**Your instructions:** Starting at the first line of the listing below, repeat each line exactly until the line containing "const legendSizes = [100, 200, 500, 1000];", which you include. Leave out pictures.

**Available data:**

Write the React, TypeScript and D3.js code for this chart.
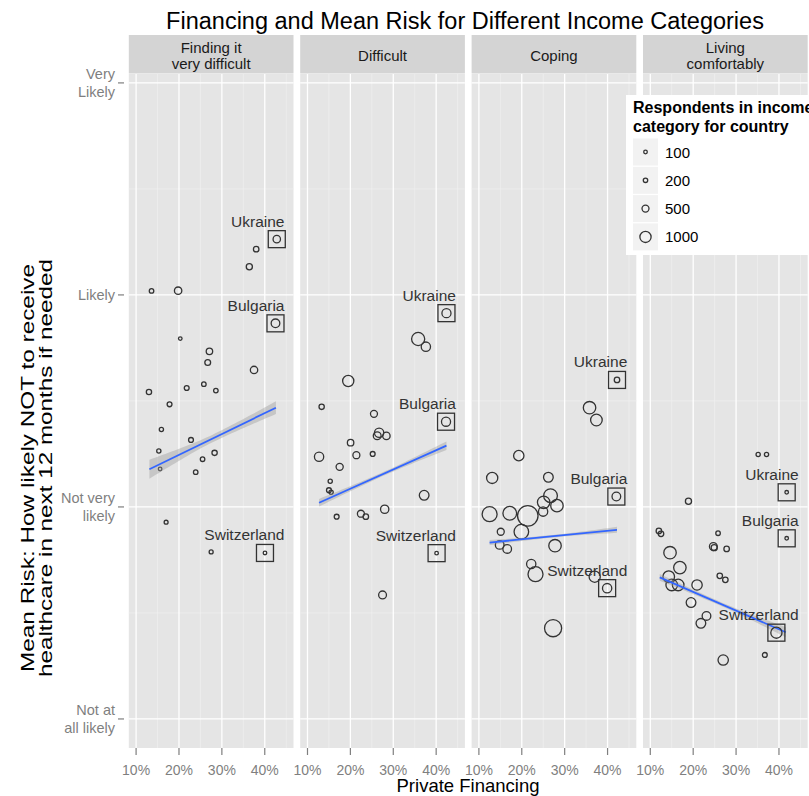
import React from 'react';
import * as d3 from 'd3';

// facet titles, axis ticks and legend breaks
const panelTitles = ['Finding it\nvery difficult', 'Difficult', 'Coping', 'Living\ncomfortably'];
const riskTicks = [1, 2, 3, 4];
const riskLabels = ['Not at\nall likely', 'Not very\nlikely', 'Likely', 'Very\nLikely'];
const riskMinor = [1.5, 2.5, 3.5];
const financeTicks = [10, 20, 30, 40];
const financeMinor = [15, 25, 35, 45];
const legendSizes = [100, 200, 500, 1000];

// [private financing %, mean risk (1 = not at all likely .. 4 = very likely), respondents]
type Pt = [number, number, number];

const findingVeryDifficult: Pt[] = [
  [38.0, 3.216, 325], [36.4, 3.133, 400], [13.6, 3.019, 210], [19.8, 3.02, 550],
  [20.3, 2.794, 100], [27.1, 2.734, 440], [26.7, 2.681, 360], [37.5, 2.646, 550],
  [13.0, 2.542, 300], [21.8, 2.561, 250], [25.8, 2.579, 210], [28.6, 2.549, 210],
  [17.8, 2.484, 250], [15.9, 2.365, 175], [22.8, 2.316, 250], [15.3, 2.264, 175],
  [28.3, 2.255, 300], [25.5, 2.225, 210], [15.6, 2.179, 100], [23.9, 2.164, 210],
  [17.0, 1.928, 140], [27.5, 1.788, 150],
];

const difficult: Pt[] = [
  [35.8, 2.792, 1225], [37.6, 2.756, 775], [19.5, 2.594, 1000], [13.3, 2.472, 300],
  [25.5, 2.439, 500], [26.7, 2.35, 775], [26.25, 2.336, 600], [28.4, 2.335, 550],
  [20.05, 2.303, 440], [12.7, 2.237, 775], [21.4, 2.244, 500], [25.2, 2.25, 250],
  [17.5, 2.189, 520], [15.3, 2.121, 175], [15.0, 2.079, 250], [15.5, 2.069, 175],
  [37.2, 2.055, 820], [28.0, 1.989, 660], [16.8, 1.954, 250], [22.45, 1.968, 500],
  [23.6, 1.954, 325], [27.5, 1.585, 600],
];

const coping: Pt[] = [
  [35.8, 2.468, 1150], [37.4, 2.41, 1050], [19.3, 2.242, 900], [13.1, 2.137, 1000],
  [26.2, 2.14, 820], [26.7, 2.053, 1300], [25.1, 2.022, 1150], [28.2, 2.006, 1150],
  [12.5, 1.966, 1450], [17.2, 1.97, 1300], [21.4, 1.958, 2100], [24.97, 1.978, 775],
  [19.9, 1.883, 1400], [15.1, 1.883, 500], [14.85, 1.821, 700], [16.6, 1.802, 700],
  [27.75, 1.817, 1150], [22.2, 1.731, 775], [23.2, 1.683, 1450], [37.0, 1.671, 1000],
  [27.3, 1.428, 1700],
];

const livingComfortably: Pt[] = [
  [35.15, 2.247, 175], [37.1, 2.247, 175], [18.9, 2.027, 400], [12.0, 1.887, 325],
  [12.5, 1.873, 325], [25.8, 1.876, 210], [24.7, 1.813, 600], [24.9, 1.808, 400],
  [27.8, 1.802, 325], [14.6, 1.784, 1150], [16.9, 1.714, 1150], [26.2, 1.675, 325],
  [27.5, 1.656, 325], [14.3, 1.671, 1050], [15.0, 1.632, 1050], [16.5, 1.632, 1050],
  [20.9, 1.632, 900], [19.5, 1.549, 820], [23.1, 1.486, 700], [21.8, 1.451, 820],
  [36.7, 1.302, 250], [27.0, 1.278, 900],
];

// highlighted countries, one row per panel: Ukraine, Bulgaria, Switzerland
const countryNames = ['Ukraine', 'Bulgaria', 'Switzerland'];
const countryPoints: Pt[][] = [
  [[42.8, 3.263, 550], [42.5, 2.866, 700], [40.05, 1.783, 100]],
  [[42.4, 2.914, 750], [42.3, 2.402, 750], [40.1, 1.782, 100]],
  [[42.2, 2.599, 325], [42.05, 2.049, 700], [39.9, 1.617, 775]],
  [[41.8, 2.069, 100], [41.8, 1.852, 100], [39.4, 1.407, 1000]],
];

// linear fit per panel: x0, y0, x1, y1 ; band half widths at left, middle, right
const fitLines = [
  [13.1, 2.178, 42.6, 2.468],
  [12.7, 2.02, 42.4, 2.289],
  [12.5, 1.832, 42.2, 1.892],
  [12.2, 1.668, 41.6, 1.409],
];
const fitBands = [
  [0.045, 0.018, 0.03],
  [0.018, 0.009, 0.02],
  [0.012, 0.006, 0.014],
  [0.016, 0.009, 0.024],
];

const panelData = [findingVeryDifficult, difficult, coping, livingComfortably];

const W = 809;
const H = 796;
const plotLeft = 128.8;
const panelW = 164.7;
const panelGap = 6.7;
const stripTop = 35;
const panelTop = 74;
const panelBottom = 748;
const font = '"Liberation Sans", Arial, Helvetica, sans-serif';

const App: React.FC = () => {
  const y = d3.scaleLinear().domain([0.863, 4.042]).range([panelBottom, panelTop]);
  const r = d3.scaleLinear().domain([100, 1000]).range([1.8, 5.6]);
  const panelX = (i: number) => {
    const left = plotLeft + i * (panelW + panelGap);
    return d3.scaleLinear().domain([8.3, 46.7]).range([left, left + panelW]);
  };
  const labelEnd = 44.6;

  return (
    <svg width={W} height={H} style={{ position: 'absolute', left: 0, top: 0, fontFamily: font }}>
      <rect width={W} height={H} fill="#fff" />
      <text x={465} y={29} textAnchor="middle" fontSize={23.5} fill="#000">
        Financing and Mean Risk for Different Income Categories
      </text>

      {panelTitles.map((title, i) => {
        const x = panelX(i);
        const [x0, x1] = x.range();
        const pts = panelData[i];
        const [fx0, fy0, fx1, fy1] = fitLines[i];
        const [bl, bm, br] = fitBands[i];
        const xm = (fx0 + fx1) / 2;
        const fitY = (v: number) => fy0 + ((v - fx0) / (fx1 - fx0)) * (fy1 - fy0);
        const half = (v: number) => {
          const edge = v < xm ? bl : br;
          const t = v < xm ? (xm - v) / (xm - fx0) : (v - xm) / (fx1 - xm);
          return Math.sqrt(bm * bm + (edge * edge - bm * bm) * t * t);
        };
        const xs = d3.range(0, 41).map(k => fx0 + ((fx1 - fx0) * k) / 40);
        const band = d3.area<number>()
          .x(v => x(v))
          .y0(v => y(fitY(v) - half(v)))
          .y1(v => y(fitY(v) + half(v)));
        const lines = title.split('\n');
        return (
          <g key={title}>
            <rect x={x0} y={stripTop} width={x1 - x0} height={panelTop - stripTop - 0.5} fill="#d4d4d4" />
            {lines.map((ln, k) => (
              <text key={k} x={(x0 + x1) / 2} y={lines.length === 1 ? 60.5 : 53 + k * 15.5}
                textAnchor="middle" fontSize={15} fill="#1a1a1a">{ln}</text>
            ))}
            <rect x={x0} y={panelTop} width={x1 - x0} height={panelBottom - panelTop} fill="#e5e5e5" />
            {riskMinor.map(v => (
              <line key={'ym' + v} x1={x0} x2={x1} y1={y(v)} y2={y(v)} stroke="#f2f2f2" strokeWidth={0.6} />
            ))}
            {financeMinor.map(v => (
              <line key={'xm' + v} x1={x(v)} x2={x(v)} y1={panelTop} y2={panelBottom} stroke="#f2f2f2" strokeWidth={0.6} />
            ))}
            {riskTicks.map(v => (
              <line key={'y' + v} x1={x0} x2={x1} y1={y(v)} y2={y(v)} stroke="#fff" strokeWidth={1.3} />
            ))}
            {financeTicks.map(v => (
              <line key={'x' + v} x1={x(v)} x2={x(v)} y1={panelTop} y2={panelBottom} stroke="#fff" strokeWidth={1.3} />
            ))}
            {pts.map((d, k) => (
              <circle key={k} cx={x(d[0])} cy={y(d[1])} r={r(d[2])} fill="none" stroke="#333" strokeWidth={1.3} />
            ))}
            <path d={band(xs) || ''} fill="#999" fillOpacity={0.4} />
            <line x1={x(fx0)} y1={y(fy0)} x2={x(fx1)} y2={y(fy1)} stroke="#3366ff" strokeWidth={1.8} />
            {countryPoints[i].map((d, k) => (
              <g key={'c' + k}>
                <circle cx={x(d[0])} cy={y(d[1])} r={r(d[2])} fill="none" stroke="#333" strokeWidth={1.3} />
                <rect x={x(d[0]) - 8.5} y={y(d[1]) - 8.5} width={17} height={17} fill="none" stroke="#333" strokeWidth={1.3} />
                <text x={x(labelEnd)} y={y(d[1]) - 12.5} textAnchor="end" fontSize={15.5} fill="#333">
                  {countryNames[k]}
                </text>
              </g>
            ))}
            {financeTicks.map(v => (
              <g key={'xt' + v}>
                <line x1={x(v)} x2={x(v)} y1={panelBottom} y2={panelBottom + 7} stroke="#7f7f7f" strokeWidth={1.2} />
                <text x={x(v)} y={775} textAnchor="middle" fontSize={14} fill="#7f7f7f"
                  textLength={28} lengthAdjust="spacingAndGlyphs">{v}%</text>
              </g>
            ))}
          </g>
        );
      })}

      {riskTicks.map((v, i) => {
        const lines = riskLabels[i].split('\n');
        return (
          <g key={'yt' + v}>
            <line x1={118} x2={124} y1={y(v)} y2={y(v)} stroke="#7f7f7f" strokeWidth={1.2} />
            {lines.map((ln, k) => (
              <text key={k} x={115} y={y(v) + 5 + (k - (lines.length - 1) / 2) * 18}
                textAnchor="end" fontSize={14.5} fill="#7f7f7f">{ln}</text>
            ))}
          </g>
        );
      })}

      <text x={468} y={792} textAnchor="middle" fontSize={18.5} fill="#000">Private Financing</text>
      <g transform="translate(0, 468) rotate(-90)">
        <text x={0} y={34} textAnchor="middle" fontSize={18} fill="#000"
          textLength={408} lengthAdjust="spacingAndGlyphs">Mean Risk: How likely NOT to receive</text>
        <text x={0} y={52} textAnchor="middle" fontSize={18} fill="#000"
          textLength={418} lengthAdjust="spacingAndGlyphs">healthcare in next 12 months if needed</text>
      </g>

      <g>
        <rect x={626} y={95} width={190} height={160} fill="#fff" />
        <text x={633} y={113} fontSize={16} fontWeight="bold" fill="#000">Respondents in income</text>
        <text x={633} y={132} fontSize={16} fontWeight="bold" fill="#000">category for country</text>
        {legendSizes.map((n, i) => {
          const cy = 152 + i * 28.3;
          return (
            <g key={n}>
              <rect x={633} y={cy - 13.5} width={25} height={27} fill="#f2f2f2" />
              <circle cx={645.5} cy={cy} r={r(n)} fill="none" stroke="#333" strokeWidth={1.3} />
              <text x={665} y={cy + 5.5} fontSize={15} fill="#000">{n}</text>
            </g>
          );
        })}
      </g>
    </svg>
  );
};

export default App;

**Response for this exercise:**
Write the React, TypeScript and D3.js code for this chart.
import React from 'react';
import * as d3 from 'd3';

// facet titles, axis ticks and legend breaks
const panelTitles = ['Finding it\nvery difficult', 'Difficult', 'Coping', 'Living\ncomfortably'];
const riskTicks = [1, 2, 3, 4];
const riskLabels = ['Not at\nall likely', 'Not very\nlikely', 'Likely', 'Very\nLikely'];
const riskMinor = [1.5, 2.5, 3.5];
const financeTicks = [10, 20, 30, 40];
const financeMinor = [15, 25, 35, 45];
const legendSizes = [100, 200, 500, 1000];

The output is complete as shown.